The Financial Services Commission announced on the 14th that it will hold a legislative notice for amendments to the enforcement decree and supervisory regulations of the Financial Consumer Protection Act starting from the 15th. Accordingly, financial companies are required to confirm six pieces of information from consumers (transaction purpose, assets, investment experience, product understanding, risk attitude, age) when selling investment products. During the previous Hong Kong H-index ELS incident, it was found that some of these six pieces of information were omitted, indicating that financial companies inadequately conducted assessments of consumer suitability and appropriateness.
The complex investment product documentation will be modified so that risk-related information is easily noticeable to consumers.
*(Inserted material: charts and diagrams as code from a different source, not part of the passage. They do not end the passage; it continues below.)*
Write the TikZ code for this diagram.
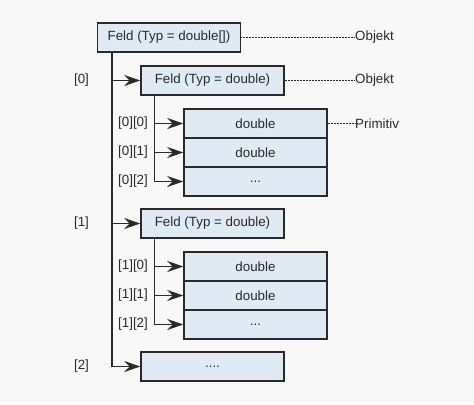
\documentclass[tikz,border=0pt]{standalone}
\usepackage{fontspec}
\setmainfont{Liberation Sans}
\usetikzlibrary{arrows.meta}
\definecolor{bg}{HTML}{F8F8F8}
\definecolor{boxfill}{HTML}{DFEAF4}
\definecolor{ln}{HTML}{2A2A2A}
\begin{document}
\begin{tikzpicture}[x=1bp,y=-1bp,
  box/.style={draw=ln, fill=boxfill, line width=1.5bp, minimum width=143bp, minimum height=29bp, inner sep=0pt, font=\fontsize{13.4}{15}\selectfont, text=ln},
  lbl/.style={inner sep=0pt, font=\fontsize{13.4}{15}\selectfont, text=ln},
  conn/.style={draw=ln, line width=1.5bp},
  arr/.style={conn, -{Stealth[length=16bp,width=11bp,inset=5.5bp]}},
  dots/.style={draw=ln, line width=0.6bp, dash pattern=on 0.6bp off 0.9bp}]
\fill[bg] (0,0) rectangle (474,404);
\useasboundingbox (0,0) rectangle (474,404);
% boxes
\node[box] (b1) at (169,37.5) {Feld (Typ = double[])};
\node[box] (b2) at (212.5,80.5) {Feld (Typ = double)};
\node[box] (r00) at (255.5,123.5) {double};
\node[box] (r01) at (255.5,152.5) {double};
\node[box] (r02) at (255.5,181.5) {...};
\node[box] (b3) at (212.5,223.5) {Feld (Typ = double)};
\node[box] (r10) at (255.5,266.5) {double};
\node[box] (r11) at (255.5,295.5) {double};
\node[box] (r12) at (255.5,324.5) {...};
\node[box] (b4) at (212.5,366.5) {....};
% right labels
\node[lbl, anchor=west] (o1) at (355,37.5) {Objekt};
\node[lbl, anchor=west] (o2) at (355,80.5) {Objekt};
\node[lbl, anchor=west] (p1) at (355,123.5) {Primitiv};
\draw[dots] (b1.east) -- (o1.west);
\draw[dots] (b2.east) -- (o2.west);
\draw[dots] (r00.east) -- (p1.west);
% index labels
\node[lbl] (i0) at (81.5,80.5) {[0]};
\node[lbl] (i1) at (81.5,223.5) {[1]};
\node[lbl] (i2) at (81.5,366.5) {[2]};
\node[lbl] (i00) at (133,123.5) {[0][0]};
\node[lbl] (i01) at (133,152.5) {[0][1]};
\node[lbl] (i02) at (133,181.5) {[0][2]};
\node[lbl] (i10) at (133,266.5) {[1][0]};
\node[lbl] (i11) at (133,295.5) {[1][1]};
\node[lbl] (i12) at (133,324.5) {[1][2]};
% connectors
\coordinate (v1) at (112,0);
\coordinate (v2) at (154.5,0);
\draw[arr] (v1 |- b1.south) |- (b4.west);
\draw[arr] (v1 |- b2.west) -- (b2.west);
\draw[arr] (v1 |- b3.west) -- (b3.west);
\draw[arr] (v2 |- b2.south) |- (r02.west);
\draw[arr] (v2 |- r00.west) -- (r00.west);
\draw[arr] (v2 |- r01.west) -- (r01.west);
\draw[arr] (v2 |- b3.south) |- (r12.west);
\draw[arr] (v2 |- r10.west) -- (r10.west);
\draw[arr] (v2 |- r11.west) -- (r11.west);
\end{tikzpicture}
\end{document}
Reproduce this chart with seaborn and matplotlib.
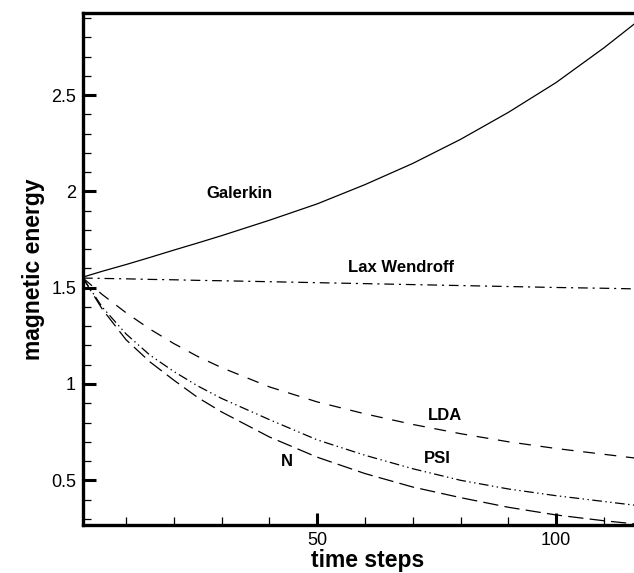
import numpy as np
import pandas as pd
import seaborn as sns
import matplotlib
matplotlib.use("Agg")
import matplotlib.pyplot as plt
from matplotlib.ticker import MultipleLocator

# values
steps = [1, 5, 10, 15, 20, 25, 30, 40, 50, 60, 70, 80, 90, 100, 110, 120]
galerkin = [1.555, 1.585, 1.62, 1.657, 1.695, 1.732, 1.77, 1.85, 1.935, 2.035, 2.145,
            2.27, 2.41, 2.565, 2.745, 2.94]
lax_wendroff = [1.55, 1.548, 1.546, 1.543, 1.541, 1.538, 1.536, 1.531, 1.526, 1.521,
                1.516, 1.511, 1.506, 1.501, 1.497, 1.492]
lda = [1.55, 1.465, 1.37, 1.285, 1.21, 1.143, 1.085, 0.985, 0.907, 0.845, 0.79,
       0.742, 0.70, 0.665, 0.635, 0.605]
psi = [1.55, 1.40, 1.26, 1.15, 1.065, 0.99, 0.925, 0.815, 0.71, 0.63, 0.56,
       0.50, 0.455, 0.42, 0.39, 0.36]
n_scheme = [1.55, 1.39, 1.23, 1.115, 1.02, 0.93, 0.855, 0.725, 0.62, 0.535, 0.465,
            0.41, 0.36, 0.32, 0.29, 0.265]

labels = ["Galerkin", "Lax Wendroff", "LDA", "PSI", "N"]
label_pos = [(33.8, 1.99), (67.5, 1.607), (76.7, 0.838), (75.1, 0.614), (43.7, 0.60)]

sns.set_style("ticks", {"axes.edgecolor": "black", "xtick.color": "black",
                        "ytick.color": "black", "text.color": "black",
                        "axes.labelcolor": "black"})
plt.rcParams['font.family'] = ['Liberation Sans', 'DejaVu Sans']
plt.rcParams['lines.scale_dashes'] = False

fig = plt.figure(figsize=(6.34, 5.73), dpi=100)
# axes run a bit past the right border, as in the cropped original
ax = fig.add_axes([0.1309, 0.0838, 0.897, 0.8935])

dashes = {
    "Galerkin": "",
    "Lax Wendroff": (7, 3.5, 1.5, 3.5),
    "LDA": (8.5, 7),
    "PSI": (7, 2.5, 1, 2.5, 1, 2.5),
    "N": (11, 4.5),
}
df = pd.DataFrame({
    "step": steps * 5,
    "energy": galerkin + lax_wendroff + lda + psi + n_scheme,
    "scheme": sum([[s] * len(steps) for s in labels], []),
})
sns.lineplot(data=df, x="step", y="energy", hue="scheme", style="scheme",
             palette=["black"] * 5, dashes=dashes, linewidth=0.9, legend=False, ax=ax)

for txt, (x, y) in zip(labels, label_pos):
    ax.text(x, y, txt, fontsize=12, fontweight="bold", ha="center", va="center")

ax.set_xlim(1, 120)
ax.set_ylim(0.268, 2.926)
ax.xaxis.set_major_locator(MultipleLocator(50))
ax.xaxis.set_minor_locator(MultipleLocator(10))
ax.yaxis.set_minor_locator(MultipleLocator(0.1))
ax.set_yticks([0.5, 1, 1.5, 2, 2.5])
ax.set_yticklabels(["0.5", "1", "1.5", "2", "2.5"])

ax.tick_params(which="major", direction="in", length=9, width=2.2, labelsize=13, pad=5)
ax.tick_params(which="minor", direction="in", length=6, width=0.9)
for sp in ax.spines.values():
    sp.set_linewidth(2.4)

ax.set_xlabel("time steps", fontsize=16.5, fontweight="bold", labelpad=0)
ax.set_ylabel("magnetic energy", fontsize=16.5, fontweight="bold", labelpad=4)

plt.savefig("out.png", dpi=100)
The top of the documentation must include the types of consumers unsuitable for complex investments and cases of losses. Additionally, actions by financial company employees that lead consumers to provide specific answers to elevate their suitability and appropriateness scores are prohibited. If consumers receive a judgment of unsuitability or inappropriateness regarding an investment product, they will be provided with detailed reasons to clearly understand the rationale.
Financial authorities have implemented control measures to root out incomplete selling practices. They have established a regulatory framework that allows the consumer protection oversight body within financial companies to audit compliance with consumer protection standards. When financial companies design or change their performance compensation systems (KPI), they must obtain prior agreement with the consumer protection oversight body.
Financial authorities will collect opinions on the amendments during the legislative notice period until August 25. Subsequently, they plan to propose amendments to the Financial Consumer Protection Act in September to establish grounds for appointing consumer protection responsible persons. Furthermore, improvements to banks' ELS selling practices and best practices for internal controls on non-deposit products will also proceed without setbacks.